It may be compact, but Granada’s mix of Iberian and Arab heritage, from traditional Andalusian tapas bars to bustling bazaars...
...and traditional Moorish bathhouses, only adds to its charm. Throw in some of the world’s most fabulous historical buildings and the Sierra Nevada mountains on its doorstep, and you have a city just begging to be explored.
Arriving at Granada Airport
Granada Airport (GRX), also called Federico García Lorca Granada Airport, is about nine miles (15km), or a 45-minute drive, west of the city centre. There is only one terminal. Taxis and buses are plentiful and stop outside the terminal hall by the main exit. They have two separate tariffs for daytime and evenings and weekends. If you're planning on driving yourself, book your car hire in advance.
Food and drink
Andalusia is known for its abundance of fresh ingredients, with gazpacho, Iberico ham, sherry, pescaito frito (fried fish), gambas (prawns) and pulpo (octopus) among its most famous dishes.
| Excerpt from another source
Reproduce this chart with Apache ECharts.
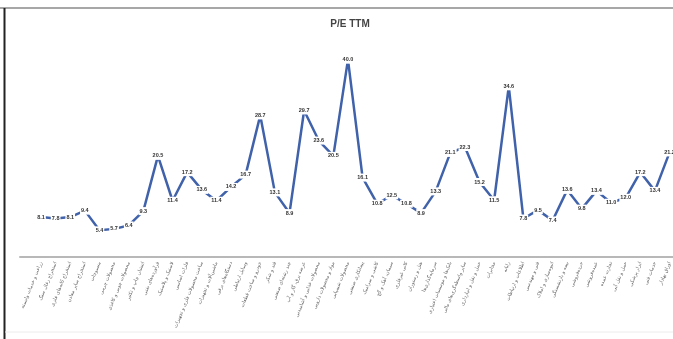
<!DOCTYPE html>
<html>
<head>
<meta charset="utf-8">
<script src="https://cdn.jsdelivr.net/npm/echarts@6/dist/echarts.min.js"></script>
<style>
  html, body { margin: 0; padding: 0; background: #fff; }
  #chart { width: 673px; height: 339px; }
</style>
</head>
<body>
<div id="chart"></div>
<script>
// Industry groups along the category axis
const categories = [
  'زراعت و خدمات وابسته',
  'استخراج زغال سنگ',
  'استخراج کانه‌های فلزی',
  'استخراج سایر معادن',
  'منسوجات',
  'محصولات چرمی',
  'محصولات چوبی و کاغذی',
  'انتشار، چاپ و تکثیر',
  'فرآورده‌های نفتی',
  'لاستیک و پلاستیک',
  'فلزات اساسی',
  'ساخت محصولات فلزی و تجهیزات',
  'ماشین‌آلات و تجهیزات',
  'دستگاه‌های برقی',
  'وسایل ارتباطی',
  'خودرو و ساخت قطعات',
  'قند و شکر',
  'چند رشته‌ای صنعتی',
  'عرضه برق، گاز و آب',
  'محصولات غذایی و آشامیدنی',
  'مواد و محصولات دارویی',
  'محصولات شیمیایی',
  'پیمانکاری صنعتی',
  'کاشی و سرامیک',
  'سیمان، آهک و گچ',
  'کانی غیرفلزی',
  'هتل و رستوران',
  'سرمایه‌گذاری‌ها',
  'بانک‌ها و موسسات اعتباری',
  'سایر واسطه‌گری‌های مالی',
  'حمل و نقل و انبارداری',
  'مخابرات',
  'رایانه',
  'اطلاعات و ارتباطات',
  'فنی و مهندسی',
  'انبوه‌سازی و املاک',
  'بیمه و بازنشستگی',
  'خرده‌فروشی',
  'عمده‌فروشی',
  'تجارت عمده',
  'حمل و نقل آبی',
  'ابزار پزشکی',
  'خدمات فنی',
  'اوراق بهادار'
];

// P/E (trailing twelve months) per group
const peTTM = [
  8.1, 7.8, 8.1, 9.4, 5.4, 5.7, 6.4, 9.3, 20.5, 11.4,
  17.2, 13.6, 11.4, 14.2, 16.7, 28.7, 13.1, 8.9, 29.7, 23.6,
  20.5, 40.0, 16.1, 10.8, 12.5, 10.8, 8.9, 13.3, 21.1, 22.3,
  15.2, 11.5, 34.6, 7.8, 9.5, 7.4, 13.6, 9.8, 13.4, 11.0,
  12.0, 17.2, 13.4, 21.2
];

const chart = echarts.init(document.getElementById('chart'));

chart.setOption({
  animation: false,
  backgroundColor: '#ffffff',
  title: {
    text: 'P/E TTM',
    left: 345,
    top: 14,
    textAlign: 'center',
    textStyle: {
      fontFamily: 'Liberation Sans',
      fontSize: 10,
      fontWeight: 'bold',
      color: '#444'
    }
  },
  graphic: [
    { type: 'line', shape: { x1: 0, y1: 8, x2: 673, y2: 8 }, style: { stroke: '#8a8a8a', lineWidth: 1.5 } },
    { type: 'line', shape: { x1: 4.5, y1: 8, x2: 4.5, y2: 339 }, style: { stroke: '#222', lineWidth: 2 } },
    { type: 'line', shape: { x1: 5, y1: 332, x2: 673, y2: 332 }, style: { stroke: '#ececec', lineWidth: 1 } }
  ],
  grid: [
    { left: 41, right: 1, top: 35, bottom: 82 },
    { left: 20, right: 0, top: 35, bottom: 82 }
  ],
  xAxis: [
    {
      type: 'category',
      gridIndex: 0,
      data: categories,
      boundaryGap: false,
      axisLine: { show: false },
      axisTick: { show: false },
      axisLabel: {
        interval: 0,
        rotate: 68,
        margin: 5,
        fontFamily: 'DejaVu Sans',
        fontSize: 5,
        color: '#666'
      }
    },
    {
      type: 'value',
      gridIndex: 1,
      min: 0,
      max: 1,
      axisLine: { show: true, onZero: false, lineStyle: { color: '#b8b8b8', width: 2 } },
      axisTick: { show: false },
      axisLabel: { show: false },
      splitLine: { show: false }
    }
  ],
  yAxis: [
    { type: 'value', gridIndex: 0, min: 0, max: 45, show: false, splitLine: { show: false } },
    { type: 'value', gridIndex: 1, min: 0, max: 1, show: false, splitLine: { show: false } }
  ],
  series: [
    {
      type: 'line',
      xAxisIndex: 0,
      yAxisIndex: 0,
      data: peTTM,
      symbol: 'circle',
      symbolSize: 2,
      itemStyle: { color: '#4062aa' },
      lineStyle: { color: '#4062aa', width: 2.5 },
      emphasis: { disabled: true },
      label: {
        show: true,
        position: 'inside',
        formatter: p => p.value.toFixed(1),
        fontFamily: 'Liberation Sans',
        fontSize: 5.5,
        fontWeight: 'bold',
        color: '#333',
        backgroundColor: '#ffffff',
        padding: [1, 1, 1, 1]
      }
    }
  ]
});
</script>
</body>
</html>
Granada is one of the few places in the world where you will get free tapas with every drink you buy. The bars and tavernas of Calle de Elvira and Calle Navas, off Plaza del Carmen, are among the best places in the city to go on a tapas crawl. The best bar in town has to be the legendary Bodegas Castañeda on Calle de Almireceros, renowned for its cheeses and hams.
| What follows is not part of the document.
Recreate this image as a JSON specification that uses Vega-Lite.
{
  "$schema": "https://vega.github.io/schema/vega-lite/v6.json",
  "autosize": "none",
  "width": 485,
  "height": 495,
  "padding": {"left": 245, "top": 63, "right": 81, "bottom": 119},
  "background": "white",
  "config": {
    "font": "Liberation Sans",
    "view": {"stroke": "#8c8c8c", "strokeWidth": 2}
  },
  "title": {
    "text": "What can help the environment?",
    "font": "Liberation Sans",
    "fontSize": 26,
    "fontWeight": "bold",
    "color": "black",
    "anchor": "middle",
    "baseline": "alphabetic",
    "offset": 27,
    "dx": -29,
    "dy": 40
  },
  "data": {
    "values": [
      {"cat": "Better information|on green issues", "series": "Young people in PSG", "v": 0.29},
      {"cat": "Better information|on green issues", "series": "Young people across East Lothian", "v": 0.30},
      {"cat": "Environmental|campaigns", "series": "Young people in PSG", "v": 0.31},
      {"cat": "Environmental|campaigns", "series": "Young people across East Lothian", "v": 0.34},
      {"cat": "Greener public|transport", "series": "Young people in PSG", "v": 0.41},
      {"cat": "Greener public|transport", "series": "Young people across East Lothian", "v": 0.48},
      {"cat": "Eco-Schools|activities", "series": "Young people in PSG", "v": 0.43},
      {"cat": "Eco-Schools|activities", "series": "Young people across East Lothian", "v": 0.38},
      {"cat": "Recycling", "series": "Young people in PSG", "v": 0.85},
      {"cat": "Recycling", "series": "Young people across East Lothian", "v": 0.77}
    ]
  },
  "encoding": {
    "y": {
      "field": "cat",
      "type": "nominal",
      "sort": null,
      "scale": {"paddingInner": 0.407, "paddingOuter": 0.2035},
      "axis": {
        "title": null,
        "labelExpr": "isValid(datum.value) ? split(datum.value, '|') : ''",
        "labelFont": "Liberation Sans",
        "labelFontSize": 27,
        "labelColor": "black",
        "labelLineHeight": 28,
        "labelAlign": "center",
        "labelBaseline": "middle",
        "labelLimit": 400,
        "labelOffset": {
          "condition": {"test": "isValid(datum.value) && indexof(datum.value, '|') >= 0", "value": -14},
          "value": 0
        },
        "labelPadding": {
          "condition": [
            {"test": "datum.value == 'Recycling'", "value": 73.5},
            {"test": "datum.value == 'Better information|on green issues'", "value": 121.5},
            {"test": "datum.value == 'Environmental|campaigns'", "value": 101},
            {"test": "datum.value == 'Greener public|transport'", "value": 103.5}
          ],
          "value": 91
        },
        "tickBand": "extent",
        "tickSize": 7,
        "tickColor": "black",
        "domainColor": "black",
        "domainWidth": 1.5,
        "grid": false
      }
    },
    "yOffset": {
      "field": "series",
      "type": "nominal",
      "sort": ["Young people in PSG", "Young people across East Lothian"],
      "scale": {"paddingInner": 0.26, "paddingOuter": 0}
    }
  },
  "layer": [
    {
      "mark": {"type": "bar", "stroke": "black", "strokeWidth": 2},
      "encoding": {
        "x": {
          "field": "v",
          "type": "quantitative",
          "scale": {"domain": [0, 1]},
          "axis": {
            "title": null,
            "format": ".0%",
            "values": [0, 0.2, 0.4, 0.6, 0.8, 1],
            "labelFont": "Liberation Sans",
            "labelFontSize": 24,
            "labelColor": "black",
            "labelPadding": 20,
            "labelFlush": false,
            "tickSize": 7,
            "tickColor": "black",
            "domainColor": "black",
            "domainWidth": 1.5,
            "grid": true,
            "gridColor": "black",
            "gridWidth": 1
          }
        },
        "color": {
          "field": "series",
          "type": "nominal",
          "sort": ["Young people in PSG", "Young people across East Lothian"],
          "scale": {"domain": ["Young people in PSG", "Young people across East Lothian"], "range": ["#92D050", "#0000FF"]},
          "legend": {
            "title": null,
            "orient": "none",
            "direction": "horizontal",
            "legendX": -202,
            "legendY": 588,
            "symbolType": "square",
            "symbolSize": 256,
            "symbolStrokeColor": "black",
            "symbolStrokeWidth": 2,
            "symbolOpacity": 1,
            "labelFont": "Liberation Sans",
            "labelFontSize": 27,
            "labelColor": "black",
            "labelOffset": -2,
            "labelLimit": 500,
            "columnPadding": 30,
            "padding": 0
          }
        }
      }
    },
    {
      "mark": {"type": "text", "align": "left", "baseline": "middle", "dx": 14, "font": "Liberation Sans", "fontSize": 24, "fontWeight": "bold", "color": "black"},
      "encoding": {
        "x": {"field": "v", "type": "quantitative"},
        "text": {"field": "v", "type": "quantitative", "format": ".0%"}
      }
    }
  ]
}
Classic dishes like broad beans with ham, lamb stew with prunes (rather like tagine) and meat pastries can be found at any of the city’s traditional restaurants. At the top end, Mirador de Morayma on Calle del Pianista García Carrillo, serves delights such as artichokes in almond sauce and has a jaw-dropping view of the Alhambra.
Granada is also known for its seafood, which you’ll find in abundance in the bars and restaurants of Plaza Pescadería.
In recent years, the number of North African style teterias (teahouses) has proliferated, with most offering a long list of aromatic teas and sticky Arabic sweets.